Novartis' Entresto Patent Claims Revived by CAFC
Briefly

Novartis' Entresto Patent Claims Revived by CAFC
"The U.S. Court of Appeals for the Federal Circuit today issued a precedential decision reversing a district court's determination that certain claims of a patent for Novartis' heart failure drug Entresto were invalid for lack of written description."
"Entresto includes the active ingredients valsartan and sacubitril 'in a specific form known as a 'complex,' which combines the two drugs into a single unit-dose-form through weak, non-covalent bonds,' according to the CAFC opinion."
"While MSN attempted to argue that the plain and ordinary meaning 'would render the claims invalid for lack of written description and enablement because the specification nowhere describes such complexes,' the district court found that there was 'no basis to believe that the construction [the court] adopt[ed was] necessarily consigning the asserted claims to a judgment of invalidity.'"

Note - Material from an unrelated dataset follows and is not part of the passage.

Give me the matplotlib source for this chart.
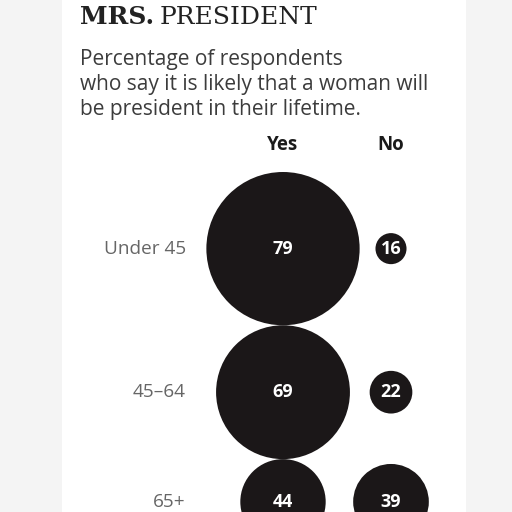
import numpy as np
import matplotlib
matplotlib.use("Agg")
import matplotlib.pyplot as plt
from matplotlib.patches import Circle, Rectangle

# data
groups = ["Under 45", "45\u201364", "65+"]
yes_vals = [79, 69, 44]
no_vals = [16, 22, 39]
columns = ["Yes", "No"]

# layout (pixels)
px_per_pct = 1.94      # circle diameter per percentage point
yes_x, no_x = 283, 391
top_y = 172
label_x = 186

fig = plt.figure(figsize=(5.12, 5.12), dpi=100)
fig.patch.set_facecolor("#f4f4f4")
ax = fig.add_axes([0, 0, 1, 1])
ax.set_xlim(0, 512)
ax.set_ylim(512, 0)
ax.set_aspect("equal")
ax.axis("off")

# white panel
ax.add_patch(Rectangle((62, -5), 404, 530, facecolor="white", edgecolor="none", zorder=0))

# title + subtitle
ax.text(80, 17, "MRS.", fontsize=18, fontweight="bold", family="DejaVu Serif",
        color="#222222", va="center", ha="left")
ax.text(160, 17, "PRESIDENT", fontsize=18, family="DejaVu Serif",
        color="#222222", va="center", ha="left")
subtitle = ["Percentage of respondents",
            "who say it is likely that a woman will",
            "be president in their lifetime."]
for i, line in enumerate(subtitle):
    ax.text(80, 59 + i * 25.5, line, fontsize=15, family="Open Sans",
            color="#3c3c3c", va="center", ha="left")

# column headers
for cx, name in zip([yes_x, no_x], columns):
    ax.text(cx, 145, name, fontsize=13.5, fontweight="bold", family="Open Sans",
            color="#1a1a1a", va="center", ha="center")

# circles stacked by yes diameters
d_yes = np.array(yes_vals) * px_per_pct
centers = top_y + np.cumsum(d_yes) - d_yes / 2
circ_color = "#1b1718"
for g, yv, nv, cy in zip(groups, yes_vals, no_vals, centers):
    for cx, v in [(yes_x, yv), (no_x, nv)]:
        ax.add_patch(Circle((cx, cy), v * px_per_pct / 2, facecolor=circ_color,
                            edgecolor="none", zorder=2))
        ax.text(cx, cy, str(v), fontsize=13, fontweight="bold", family="Open Sans",
                color="white", va="center", ha="center", zorder=3)
    ax.text(label_x, cy, g, fontsize=13.7, family="Open Sans", color="#666666",
            va="center", ha="right")

fig.savefig("out.png", dpi=100, facecolor=fig.get_facecolor())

The U.S. Court of Appeals for the Federal Circuit reversed a district court's ruling that invalidated certain claims of Novartis' patent for Entresto due to lack of written description. The court affirmed that the claims were not invalid for obviousness, lack of enablement, or indefiniteness. MSN Pharmaceuticals sought to market a generic version of Entresto but was found to infringe Novartis' patent. The court upheld the plain and ordinary meaning of the disputed term in the patent, leading to a favorable outcome for Novartis.